Pilar Chaumel est la première à visiter cette exposition consacrée à sa grand-mère. Si fière de tout ce qu'elle a pu faire. «Germaine, je la voyais comme quelqu'un de très gai, cultivé, vivant. Mais en même temps, elle était très modeste. Elle ne nous parlait jamais de photo. A partir du moment où elle avait arrêté, elle était passée à autre chose avec la même passion. Quand Jean Dieuzaide venait la voir pour évoquer une exposition au Château d'Eau (qui aura finalement lieu en 1994, NDLR), elle riait et répétait : ça ne m'intéresse pas. »
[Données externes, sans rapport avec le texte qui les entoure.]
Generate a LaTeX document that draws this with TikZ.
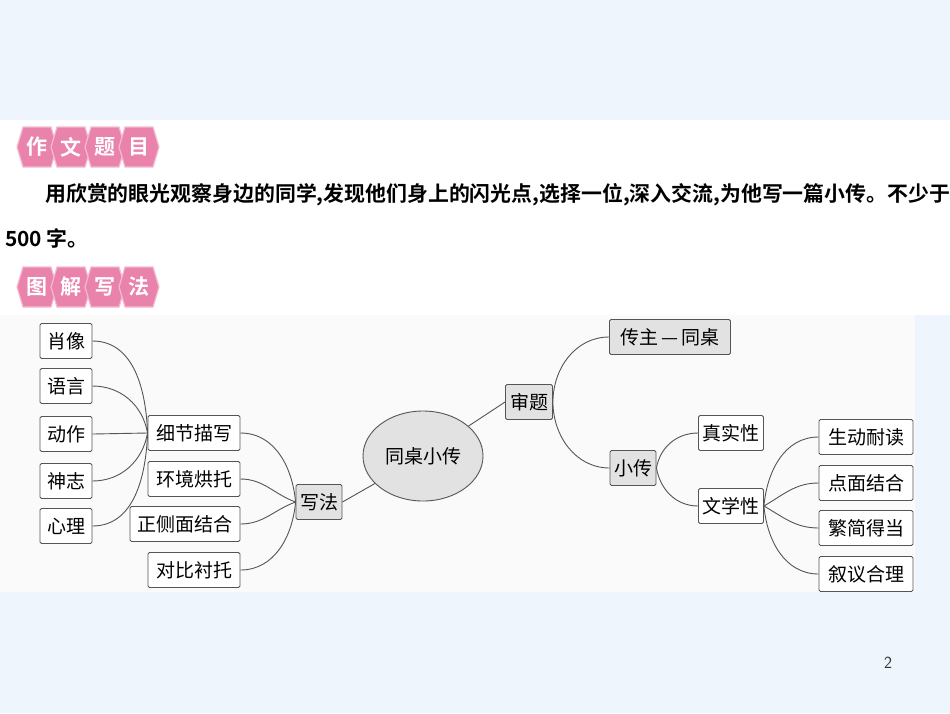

L'hommage d'aujourd'hui est aussi destiné à Paqui Chaumel, fille de Germaine et mère de Pilar. Dans la superbe maison de Blagnac, la vieille dame, aujourd'hui décédée, veillait au trésor familial, tentant de le faire revivre avec l'énergie d'une convertie. «Elle a consacré la dernière partie de sa vie à cette œuvre, explique Pilar Chaumel. Avec cette exposition, nous défendons aussi sa mémoire, toute la passion qu'elle a mise à toujours montrer le travail de ma grand-mère».
Exposition «Germaine Chaumel, profession photographe», jusqu'au 24 février à l'Espace EDF Bazacle (11, quai Saint-Pierre), Toulouse. Ouvert du mardi au dimanche de 11 heures à 18 heures. Gratuit. Tél.0562301600.
Également beau catalogue «Germaine Chaumel, femme photographe», co édité par Privat et les Archives municipales (186 pages, 26€).